Personal Discovery Service

The PDS provides most of the functionality, though the CDS is critical as a way to bootstrap the discovery of a user's PDS.

Industry standards will be needed for some features the PDS supports, however there is plenty of opportunity for a PDS to innovate as a way to differentiate themselves and convince end-users to subscribe to that PDS.

Some of the initial requirements of the PDS are the following.

    • The PDS MUST support cross-site preference lookups by any website to get a JSON blob in a standardized (but extensible) XML format with the user's preferences.

    • The PDS SHOULD attempt to list itself on the CDS of each computer the user visits, as long as their is user consent. For example, the PDS might ask one-time if the user would like their PDS advertised on all the computers where the user logs into the PDS

    • That standard XML formal would also allow the PDS to publicize an OAuth endpoint that could be used to request more detail about the user if the cross-site request was becoming too large, or the user wanted more privacy controls.

    • That XML format SHOULD try to avoid ever storing any globally unique information such as blog/profile URLs, phone #s, or E-mail addresses.

    • The PDS SHOULD also support a standardized user approval flow to add preferences to a user's list, such as the fact that they are a Facebook user or that one of their PortableContacts providers is MySpace, or that their default OpenID provider is Gmail.
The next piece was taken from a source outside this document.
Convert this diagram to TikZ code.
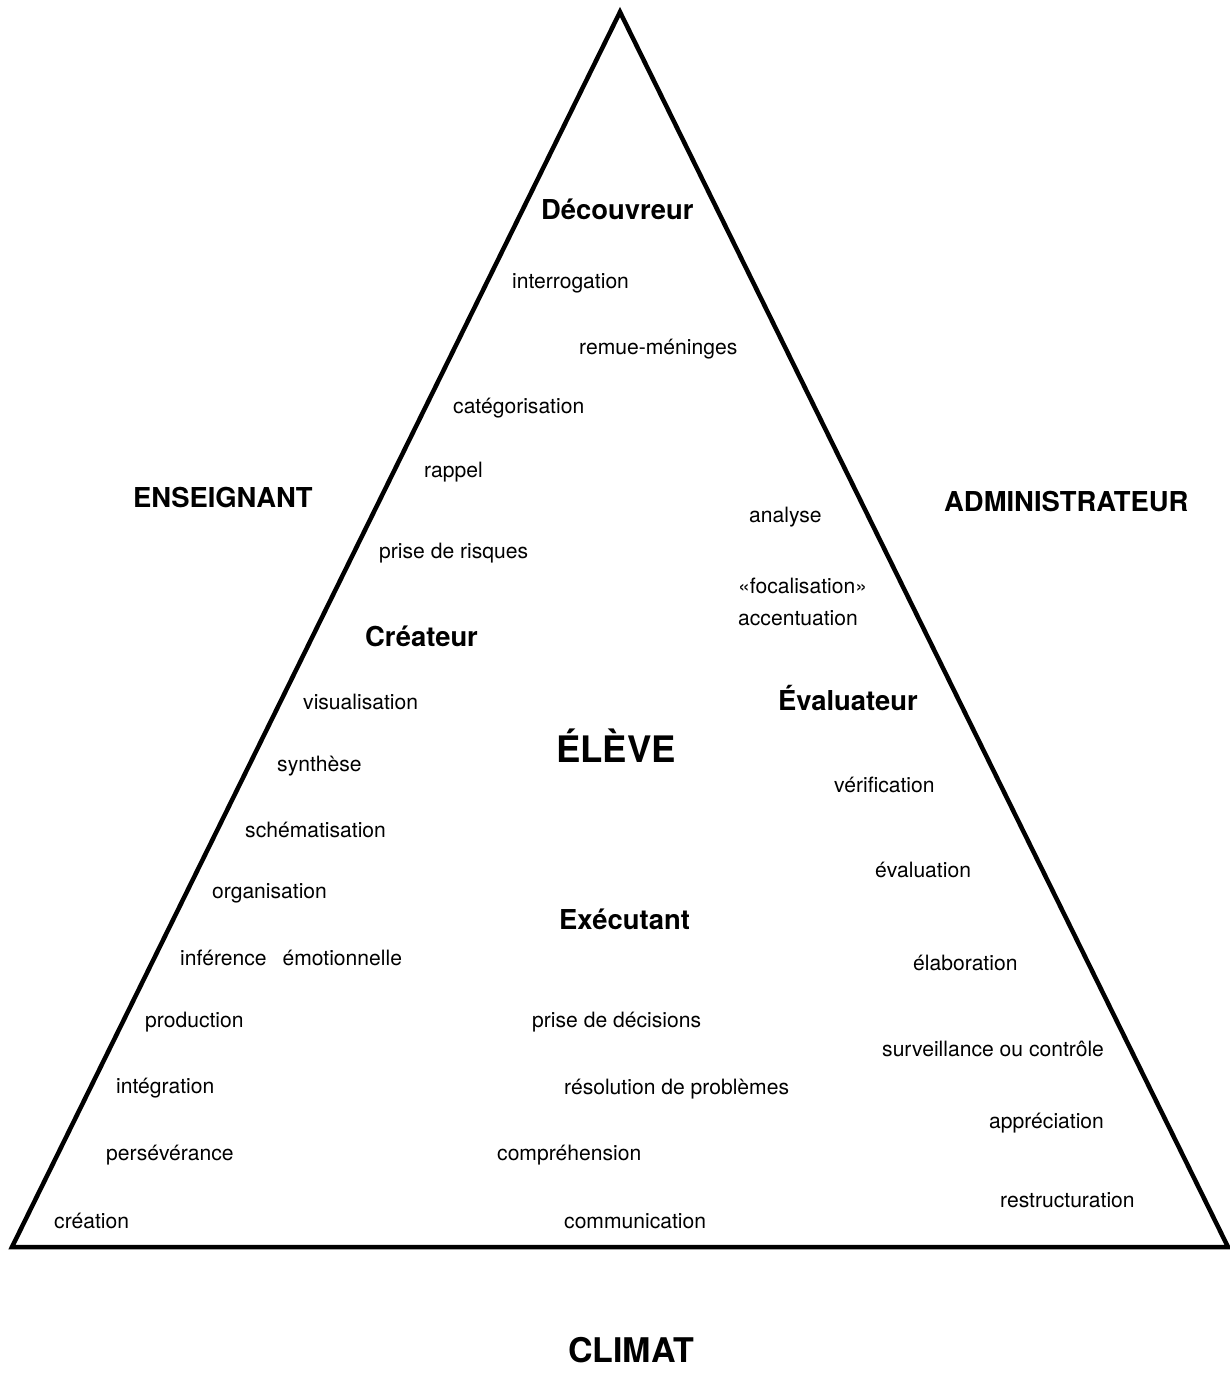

Other website can redirect the user to the PDS with a request to be added to the user's list. The user will be asked to confirm the addition.

    • Prior registration of the originating website for the approval flow SHOULD NOT be required, because the user can be asked to approve exactly what is being published.

    • The PDS MUST support some preferences for user's in particular countries, such as particular privacy settings

    • The PDS SHOULD support the ability for a website to store per-website preferences that are only returned to that website, such as the fact that the user chose to lower their privacy controls on that website, even though their default preference is to request high privacy controls (such as not using cookies)

    • The PDS SHOULD notify the CDS if the user logged into the PDS with only a session cookie so the CDS can similarly set a session cookie

    • The PDS MAY charge extra for websites that want to have faster lookups of the user's preferences

    • The PDS MAY advertise/monetize this service however they want.

    • The PDS may be asked to store large amounts of information, so server-side storage and scalability will be required.

    • It is RECOMMENDED that a PDS service expose the collection of per-site preferences as an OAuth-protected resource to facilitate user migration to a new PDS service. It is similarly RECOMMENDED that PDS services have the ability to consume such resources from other PDSes.